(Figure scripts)
= = = = =

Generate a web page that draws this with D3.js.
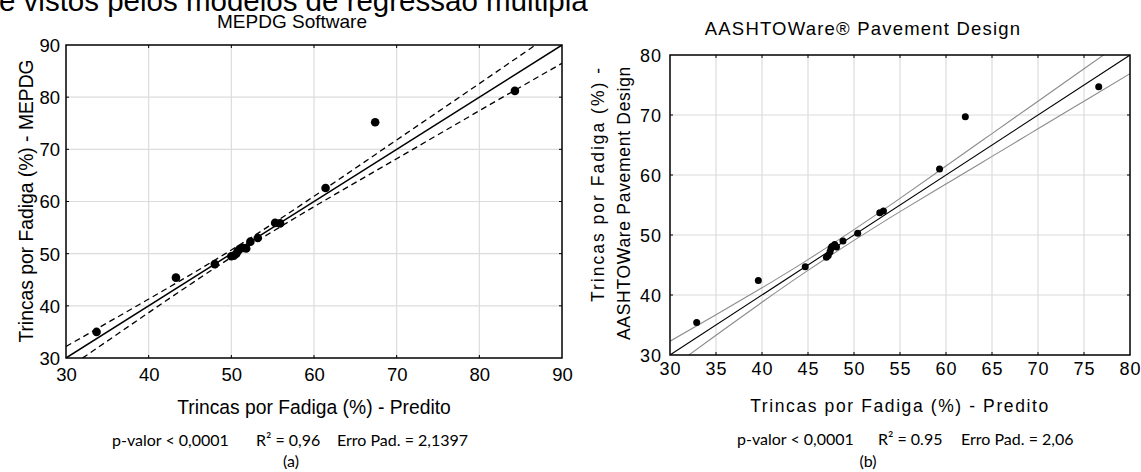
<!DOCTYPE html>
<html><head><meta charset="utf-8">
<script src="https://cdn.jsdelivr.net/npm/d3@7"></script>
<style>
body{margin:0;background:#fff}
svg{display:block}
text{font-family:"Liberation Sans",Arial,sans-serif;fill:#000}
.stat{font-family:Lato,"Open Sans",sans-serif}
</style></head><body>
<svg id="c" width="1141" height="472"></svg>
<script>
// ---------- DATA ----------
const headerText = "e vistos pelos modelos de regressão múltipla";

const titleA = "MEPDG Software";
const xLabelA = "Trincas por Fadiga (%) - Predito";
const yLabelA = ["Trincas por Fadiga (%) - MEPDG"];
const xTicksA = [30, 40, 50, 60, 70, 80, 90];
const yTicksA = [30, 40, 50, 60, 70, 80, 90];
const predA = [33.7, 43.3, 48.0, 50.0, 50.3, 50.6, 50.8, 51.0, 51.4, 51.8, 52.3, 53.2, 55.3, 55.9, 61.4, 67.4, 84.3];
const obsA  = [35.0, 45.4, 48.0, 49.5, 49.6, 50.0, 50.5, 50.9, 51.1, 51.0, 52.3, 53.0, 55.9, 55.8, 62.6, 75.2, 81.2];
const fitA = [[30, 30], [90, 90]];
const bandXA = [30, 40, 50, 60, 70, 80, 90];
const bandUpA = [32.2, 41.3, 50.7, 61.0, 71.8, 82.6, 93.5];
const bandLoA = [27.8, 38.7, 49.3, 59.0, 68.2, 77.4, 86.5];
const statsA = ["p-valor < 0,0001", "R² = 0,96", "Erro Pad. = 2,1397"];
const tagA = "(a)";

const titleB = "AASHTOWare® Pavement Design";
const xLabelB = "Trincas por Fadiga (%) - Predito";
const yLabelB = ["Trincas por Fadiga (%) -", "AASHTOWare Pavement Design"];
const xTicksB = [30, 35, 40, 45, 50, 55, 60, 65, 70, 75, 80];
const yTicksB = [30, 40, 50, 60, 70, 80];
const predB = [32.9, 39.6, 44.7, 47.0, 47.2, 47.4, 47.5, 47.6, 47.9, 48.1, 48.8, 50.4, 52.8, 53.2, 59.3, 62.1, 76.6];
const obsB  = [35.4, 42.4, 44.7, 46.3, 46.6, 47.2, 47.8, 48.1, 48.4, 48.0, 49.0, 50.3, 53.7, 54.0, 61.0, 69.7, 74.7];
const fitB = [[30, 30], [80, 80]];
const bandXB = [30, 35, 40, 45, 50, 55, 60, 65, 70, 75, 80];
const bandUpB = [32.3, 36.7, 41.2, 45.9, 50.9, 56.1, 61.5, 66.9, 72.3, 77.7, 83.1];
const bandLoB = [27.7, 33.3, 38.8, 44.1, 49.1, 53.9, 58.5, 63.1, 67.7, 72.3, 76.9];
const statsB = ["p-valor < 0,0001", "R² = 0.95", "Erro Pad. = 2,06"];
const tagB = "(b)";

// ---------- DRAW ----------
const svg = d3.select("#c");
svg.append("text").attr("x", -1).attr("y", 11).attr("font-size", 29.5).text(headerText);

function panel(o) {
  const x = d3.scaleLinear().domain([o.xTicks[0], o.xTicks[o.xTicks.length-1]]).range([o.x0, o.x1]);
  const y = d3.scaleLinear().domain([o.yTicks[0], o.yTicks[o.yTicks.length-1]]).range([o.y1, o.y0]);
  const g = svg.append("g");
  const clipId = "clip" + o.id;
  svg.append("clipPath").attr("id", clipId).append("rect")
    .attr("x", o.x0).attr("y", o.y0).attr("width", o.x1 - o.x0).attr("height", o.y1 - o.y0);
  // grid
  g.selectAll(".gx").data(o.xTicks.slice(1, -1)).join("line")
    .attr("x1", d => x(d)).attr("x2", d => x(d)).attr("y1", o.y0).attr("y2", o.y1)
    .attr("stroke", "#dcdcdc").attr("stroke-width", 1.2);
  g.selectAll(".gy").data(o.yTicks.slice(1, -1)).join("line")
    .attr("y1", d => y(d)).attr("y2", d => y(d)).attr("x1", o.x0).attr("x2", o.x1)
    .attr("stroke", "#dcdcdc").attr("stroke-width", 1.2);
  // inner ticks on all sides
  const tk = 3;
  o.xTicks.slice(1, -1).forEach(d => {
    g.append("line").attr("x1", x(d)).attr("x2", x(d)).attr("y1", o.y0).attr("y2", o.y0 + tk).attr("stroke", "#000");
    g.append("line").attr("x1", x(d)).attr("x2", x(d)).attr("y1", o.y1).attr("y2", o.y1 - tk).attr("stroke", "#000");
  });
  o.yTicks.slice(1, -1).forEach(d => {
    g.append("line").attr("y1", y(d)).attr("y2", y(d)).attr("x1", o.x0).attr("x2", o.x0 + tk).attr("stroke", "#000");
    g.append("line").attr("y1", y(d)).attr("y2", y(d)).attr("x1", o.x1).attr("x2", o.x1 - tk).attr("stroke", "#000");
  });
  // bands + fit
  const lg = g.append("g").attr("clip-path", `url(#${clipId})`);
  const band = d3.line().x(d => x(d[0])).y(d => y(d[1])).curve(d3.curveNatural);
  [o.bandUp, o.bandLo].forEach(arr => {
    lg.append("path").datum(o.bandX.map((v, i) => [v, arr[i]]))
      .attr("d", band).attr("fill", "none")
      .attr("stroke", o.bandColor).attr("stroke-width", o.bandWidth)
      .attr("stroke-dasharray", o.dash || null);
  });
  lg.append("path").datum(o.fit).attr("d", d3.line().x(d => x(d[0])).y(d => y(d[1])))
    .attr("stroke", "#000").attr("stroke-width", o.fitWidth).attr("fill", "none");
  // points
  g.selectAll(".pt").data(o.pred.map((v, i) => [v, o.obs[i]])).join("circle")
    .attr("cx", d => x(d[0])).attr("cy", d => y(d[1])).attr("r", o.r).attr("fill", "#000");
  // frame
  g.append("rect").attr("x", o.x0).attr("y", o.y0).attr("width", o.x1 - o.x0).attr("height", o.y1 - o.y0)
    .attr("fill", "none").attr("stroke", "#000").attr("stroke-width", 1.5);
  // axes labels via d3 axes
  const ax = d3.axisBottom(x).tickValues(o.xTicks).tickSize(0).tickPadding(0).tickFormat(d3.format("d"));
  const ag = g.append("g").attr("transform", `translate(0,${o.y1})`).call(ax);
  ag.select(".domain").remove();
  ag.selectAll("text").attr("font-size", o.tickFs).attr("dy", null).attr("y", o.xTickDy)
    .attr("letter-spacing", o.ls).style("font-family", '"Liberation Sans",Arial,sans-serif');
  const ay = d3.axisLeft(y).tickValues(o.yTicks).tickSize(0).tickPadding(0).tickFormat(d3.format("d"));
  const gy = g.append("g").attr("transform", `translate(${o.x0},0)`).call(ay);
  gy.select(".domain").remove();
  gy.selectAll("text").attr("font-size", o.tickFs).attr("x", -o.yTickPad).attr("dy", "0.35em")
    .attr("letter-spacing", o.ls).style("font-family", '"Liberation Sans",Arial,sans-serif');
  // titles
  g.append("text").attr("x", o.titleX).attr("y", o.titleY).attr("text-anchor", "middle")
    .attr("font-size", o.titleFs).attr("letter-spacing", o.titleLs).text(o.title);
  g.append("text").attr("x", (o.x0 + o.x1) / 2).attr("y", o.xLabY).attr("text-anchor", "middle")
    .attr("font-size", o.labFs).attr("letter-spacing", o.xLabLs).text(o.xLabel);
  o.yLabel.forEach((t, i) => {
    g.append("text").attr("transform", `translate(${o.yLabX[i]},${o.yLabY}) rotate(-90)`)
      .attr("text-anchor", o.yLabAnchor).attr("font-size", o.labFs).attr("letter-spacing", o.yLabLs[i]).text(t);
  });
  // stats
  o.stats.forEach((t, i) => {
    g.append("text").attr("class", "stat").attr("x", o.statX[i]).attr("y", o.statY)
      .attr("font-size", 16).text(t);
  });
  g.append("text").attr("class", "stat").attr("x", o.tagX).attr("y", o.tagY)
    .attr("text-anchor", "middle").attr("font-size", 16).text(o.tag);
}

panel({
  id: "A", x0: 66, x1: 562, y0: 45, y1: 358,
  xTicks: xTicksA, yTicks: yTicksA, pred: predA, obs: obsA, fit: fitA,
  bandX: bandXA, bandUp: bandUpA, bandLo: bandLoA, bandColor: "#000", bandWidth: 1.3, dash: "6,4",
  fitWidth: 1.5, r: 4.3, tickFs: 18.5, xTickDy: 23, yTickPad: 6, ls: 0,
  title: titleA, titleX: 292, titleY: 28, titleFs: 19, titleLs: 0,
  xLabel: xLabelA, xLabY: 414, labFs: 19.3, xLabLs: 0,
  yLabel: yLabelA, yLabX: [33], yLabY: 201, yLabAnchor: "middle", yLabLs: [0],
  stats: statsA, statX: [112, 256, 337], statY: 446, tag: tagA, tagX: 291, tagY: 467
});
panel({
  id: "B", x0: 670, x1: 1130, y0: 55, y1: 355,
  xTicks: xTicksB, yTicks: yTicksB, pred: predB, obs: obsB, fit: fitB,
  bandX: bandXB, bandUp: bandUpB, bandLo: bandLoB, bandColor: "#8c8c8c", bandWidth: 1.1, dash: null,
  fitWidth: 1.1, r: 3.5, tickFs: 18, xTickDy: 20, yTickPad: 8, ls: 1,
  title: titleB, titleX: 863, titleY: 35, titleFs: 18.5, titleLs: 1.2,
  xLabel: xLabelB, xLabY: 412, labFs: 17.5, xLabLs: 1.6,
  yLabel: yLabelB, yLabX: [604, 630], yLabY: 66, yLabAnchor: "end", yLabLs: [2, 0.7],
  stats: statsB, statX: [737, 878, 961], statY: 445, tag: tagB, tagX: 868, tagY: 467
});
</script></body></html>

= = = = =

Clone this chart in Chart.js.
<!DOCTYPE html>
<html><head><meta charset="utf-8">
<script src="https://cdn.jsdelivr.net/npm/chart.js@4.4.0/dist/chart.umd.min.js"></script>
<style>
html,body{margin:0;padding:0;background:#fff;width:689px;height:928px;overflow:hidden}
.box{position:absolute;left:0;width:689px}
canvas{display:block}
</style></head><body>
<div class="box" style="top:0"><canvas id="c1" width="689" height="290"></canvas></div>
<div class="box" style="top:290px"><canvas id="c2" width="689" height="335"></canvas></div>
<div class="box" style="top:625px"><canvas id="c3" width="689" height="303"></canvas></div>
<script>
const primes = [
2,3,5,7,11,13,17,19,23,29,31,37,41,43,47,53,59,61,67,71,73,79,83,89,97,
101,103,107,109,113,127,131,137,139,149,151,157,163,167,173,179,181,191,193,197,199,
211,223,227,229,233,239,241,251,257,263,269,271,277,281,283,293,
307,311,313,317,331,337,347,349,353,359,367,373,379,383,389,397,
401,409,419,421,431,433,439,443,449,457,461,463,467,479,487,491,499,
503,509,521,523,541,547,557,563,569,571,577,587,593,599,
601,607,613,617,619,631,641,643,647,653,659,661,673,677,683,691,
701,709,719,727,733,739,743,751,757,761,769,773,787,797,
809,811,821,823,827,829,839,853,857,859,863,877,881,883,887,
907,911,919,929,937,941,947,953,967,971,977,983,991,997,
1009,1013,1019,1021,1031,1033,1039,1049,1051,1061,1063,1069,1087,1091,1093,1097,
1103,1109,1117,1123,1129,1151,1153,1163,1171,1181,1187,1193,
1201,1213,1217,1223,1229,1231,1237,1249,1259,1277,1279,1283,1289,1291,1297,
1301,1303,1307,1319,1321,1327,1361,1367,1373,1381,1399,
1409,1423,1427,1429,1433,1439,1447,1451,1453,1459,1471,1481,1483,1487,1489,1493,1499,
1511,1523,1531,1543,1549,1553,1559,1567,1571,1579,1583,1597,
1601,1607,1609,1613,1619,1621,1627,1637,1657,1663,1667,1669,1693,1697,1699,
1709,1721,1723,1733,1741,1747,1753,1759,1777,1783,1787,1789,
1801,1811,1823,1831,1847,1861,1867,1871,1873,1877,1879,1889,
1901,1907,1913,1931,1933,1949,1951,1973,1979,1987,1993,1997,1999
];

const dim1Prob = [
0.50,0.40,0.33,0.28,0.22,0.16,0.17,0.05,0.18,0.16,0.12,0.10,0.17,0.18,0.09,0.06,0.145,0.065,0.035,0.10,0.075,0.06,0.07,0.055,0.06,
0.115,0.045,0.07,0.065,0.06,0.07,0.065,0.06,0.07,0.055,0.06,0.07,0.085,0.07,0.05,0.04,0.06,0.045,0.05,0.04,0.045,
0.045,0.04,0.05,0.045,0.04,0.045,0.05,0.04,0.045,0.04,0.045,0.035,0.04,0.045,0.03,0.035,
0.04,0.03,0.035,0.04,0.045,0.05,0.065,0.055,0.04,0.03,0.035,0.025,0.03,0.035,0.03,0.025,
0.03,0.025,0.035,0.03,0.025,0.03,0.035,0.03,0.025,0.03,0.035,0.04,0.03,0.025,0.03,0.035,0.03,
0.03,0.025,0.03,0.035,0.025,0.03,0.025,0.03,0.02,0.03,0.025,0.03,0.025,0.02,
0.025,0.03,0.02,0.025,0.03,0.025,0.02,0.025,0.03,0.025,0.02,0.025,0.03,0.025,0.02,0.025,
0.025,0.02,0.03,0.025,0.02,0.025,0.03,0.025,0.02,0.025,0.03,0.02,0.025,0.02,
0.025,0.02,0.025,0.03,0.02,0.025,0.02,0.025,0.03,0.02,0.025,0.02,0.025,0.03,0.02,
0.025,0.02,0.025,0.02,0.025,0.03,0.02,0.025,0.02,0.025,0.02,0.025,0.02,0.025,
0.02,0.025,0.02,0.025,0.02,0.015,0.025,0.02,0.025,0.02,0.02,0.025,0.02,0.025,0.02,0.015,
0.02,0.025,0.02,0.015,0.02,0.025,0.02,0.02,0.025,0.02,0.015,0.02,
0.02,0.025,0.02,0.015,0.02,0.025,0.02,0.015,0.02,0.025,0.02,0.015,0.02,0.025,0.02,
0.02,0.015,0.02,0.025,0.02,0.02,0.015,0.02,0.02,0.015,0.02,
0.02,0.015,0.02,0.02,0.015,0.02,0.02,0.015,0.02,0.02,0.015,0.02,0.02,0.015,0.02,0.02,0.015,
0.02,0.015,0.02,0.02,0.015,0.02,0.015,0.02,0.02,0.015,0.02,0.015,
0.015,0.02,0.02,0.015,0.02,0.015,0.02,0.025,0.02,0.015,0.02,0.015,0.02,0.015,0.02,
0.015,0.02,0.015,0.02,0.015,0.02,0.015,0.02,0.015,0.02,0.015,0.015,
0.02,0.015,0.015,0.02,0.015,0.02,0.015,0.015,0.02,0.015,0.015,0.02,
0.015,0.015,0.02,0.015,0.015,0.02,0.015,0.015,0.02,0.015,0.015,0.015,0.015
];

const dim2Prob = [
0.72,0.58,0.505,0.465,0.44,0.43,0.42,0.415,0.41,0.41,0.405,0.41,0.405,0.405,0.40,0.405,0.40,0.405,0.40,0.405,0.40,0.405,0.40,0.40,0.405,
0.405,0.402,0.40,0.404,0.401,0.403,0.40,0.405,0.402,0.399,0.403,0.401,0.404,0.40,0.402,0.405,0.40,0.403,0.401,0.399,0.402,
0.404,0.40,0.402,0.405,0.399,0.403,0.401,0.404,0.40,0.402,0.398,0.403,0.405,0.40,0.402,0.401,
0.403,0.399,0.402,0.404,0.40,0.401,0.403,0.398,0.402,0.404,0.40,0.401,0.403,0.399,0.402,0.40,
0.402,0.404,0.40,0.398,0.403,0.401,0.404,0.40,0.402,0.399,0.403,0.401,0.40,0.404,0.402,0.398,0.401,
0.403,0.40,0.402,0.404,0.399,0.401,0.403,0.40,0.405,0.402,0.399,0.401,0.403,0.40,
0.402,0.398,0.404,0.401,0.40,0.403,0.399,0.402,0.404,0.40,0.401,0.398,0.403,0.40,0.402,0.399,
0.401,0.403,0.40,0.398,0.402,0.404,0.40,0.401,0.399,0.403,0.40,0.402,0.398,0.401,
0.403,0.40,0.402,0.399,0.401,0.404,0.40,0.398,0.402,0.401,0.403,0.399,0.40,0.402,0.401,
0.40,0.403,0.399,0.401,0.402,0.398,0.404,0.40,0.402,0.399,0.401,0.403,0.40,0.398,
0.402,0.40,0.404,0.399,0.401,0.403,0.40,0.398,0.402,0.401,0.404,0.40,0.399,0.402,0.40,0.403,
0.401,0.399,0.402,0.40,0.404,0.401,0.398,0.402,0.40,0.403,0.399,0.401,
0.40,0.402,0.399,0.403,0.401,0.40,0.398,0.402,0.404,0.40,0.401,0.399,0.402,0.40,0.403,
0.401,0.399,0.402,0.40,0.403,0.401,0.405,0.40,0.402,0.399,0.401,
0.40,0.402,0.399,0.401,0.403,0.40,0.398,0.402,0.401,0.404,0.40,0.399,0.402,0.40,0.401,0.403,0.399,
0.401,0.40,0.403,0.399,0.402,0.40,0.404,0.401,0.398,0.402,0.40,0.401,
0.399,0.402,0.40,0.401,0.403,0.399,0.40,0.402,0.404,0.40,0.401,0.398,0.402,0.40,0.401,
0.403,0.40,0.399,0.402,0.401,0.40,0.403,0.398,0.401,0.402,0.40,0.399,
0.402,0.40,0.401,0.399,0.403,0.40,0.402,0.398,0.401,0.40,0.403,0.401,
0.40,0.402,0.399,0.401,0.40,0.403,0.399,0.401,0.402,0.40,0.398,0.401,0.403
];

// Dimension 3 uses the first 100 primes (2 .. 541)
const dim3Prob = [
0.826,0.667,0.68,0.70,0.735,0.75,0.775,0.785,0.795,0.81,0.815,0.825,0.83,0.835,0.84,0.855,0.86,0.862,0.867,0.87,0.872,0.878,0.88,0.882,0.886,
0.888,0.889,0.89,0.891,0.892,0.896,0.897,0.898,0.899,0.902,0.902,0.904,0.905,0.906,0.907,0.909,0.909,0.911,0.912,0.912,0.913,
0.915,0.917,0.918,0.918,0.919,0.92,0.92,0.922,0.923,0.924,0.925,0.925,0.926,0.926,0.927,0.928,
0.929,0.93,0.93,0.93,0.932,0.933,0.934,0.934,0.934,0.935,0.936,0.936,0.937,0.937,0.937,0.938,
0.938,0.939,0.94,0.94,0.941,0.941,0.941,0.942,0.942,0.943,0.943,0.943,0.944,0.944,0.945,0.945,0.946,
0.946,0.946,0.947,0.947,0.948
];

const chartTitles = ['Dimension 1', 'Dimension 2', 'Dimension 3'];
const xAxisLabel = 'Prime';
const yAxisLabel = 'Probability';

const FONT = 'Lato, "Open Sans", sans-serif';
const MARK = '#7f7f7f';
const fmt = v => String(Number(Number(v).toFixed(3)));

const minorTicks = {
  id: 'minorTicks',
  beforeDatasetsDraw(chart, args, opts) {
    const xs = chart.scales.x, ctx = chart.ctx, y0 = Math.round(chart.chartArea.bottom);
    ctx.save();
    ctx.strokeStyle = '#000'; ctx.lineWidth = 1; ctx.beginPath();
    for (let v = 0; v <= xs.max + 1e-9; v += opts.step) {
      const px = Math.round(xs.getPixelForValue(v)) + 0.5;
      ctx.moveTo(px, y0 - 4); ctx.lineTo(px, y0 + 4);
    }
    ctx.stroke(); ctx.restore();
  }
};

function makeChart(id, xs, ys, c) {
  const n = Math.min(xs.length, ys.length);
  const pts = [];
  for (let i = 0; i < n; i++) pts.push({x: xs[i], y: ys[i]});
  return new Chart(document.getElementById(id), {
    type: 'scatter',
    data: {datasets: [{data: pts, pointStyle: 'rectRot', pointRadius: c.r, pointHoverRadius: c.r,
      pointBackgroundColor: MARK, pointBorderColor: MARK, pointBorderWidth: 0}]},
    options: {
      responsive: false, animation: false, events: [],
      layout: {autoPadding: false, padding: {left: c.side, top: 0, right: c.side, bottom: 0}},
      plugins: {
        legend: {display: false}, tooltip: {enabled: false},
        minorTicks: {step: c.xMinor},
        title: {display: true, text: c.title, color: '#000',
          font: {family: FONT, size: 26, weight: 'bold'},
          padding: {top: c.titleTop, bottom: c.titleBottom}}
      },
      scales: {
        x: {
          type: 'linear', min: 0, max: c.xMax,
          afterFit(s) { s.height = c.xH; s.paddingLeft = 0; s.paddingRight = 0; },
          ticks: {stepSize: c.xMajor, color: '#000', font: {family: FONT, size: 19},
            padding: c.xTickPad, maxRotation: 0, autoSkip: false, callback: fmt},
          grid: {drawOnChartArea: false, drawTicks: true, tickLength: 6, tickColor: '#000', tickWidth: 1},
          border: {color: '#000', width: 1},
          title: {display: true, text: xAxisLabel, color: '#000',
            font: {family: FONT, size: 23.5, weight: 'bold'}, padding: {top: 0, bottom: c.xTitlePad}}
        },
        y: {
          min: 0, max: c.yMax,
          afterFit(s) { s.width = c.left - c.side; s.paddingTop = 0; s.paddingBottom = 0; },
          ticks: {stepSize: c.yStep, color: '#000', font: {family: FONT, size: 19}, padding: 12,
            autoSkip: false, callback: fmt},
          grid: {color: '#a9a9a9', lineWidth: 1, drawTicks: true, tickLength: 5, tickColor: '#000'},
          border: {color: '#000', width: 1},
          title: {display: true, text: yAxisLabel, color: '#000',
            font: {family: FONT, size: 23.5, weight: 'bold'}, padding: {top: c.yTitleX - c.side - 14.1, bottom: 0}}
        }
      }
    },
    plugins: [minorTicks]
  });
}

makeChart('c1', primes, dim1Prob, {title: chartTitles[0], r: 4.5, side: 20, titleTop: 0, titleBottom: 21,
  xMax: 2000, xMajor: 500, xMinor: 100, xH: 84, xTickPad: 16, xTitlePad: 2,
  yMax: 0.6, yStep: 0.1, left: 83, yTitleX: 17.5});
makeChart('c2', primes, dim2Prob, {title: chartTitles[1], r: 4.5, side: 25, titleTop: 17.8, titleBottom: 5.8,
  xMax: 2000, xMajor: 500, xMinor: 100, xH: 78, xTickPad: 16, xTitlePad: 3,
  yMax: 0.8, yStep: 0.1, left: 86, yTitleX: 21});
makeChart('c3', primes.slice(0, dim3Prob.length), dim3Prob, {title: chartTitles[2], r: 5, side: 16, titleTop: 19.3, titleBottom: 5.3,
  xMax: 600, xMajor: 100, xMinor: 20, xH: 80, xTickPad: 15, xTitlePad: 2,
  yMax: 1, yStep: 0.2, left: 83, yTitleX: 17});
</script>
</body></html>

= = = = =

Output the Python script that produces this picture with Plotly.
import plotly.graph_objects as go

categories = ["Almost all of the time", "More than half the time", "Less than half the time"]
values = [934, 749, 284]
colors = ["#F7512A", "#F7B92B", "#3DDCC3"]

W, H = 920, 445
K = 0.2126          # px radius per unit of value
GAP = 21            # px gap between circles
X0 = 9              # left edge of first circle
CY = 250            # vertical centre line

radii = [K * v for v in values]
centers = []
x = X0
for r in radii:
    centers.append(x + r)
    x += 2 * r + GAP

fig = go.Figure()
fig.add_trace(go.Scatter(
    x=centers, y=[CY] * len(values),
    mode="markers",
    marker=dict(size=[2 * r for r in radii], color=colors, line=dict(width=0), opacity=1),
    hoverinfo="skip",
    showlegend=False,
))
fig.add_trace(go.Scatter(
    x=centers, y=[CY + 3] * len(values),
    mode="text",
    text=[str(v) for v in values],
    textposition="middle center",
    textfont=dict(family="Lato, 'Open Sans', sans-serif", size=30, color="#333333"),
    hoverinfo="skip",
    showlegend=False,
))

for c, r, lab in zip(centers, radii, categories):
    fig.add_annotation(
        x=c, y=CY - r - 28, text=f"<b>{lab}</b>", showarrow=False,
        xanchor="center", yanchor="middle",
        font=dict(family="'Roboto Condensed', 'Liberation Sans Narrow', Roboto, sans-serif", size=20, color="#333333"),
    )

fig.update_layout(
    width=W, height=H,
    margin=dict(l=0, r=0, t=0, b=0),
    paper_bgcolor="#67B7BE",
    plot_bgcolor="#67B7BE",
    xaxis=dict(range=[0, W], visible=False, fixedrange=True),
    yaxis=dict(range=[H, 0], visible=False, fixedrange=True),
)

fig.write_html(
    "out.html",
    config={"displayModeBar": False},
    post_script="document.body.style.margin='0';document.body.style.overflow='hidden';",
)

= = = = =

_Problem to work on:_
Give back exactly the lines from the one that holds "Generate a web" to the one that holds "vistos pelos modelos", with both ends and without the images.

_Expected answer:_
Generate a web page that draws this with D3.js.
<!DOCTYPE html>
<html><head><meta charset="utf-8">
<script src="https://cdn.jsdelivr.net/npm/d3@7"></script>
<style>
body{margin:0;background:#fff}
svg{display:block}
text{font-family:"Liberation Sans",Arial,sans-serif;fill:#000}
.stat{font-family:Lato,"Open Sans",sans-serif}
</style></head><body>
<svg id="c" width="1141" height="472"></svg>
<script>
// ---------- DATA ----------
const headerText = "e vistos pelos modelos de regressão múltipla";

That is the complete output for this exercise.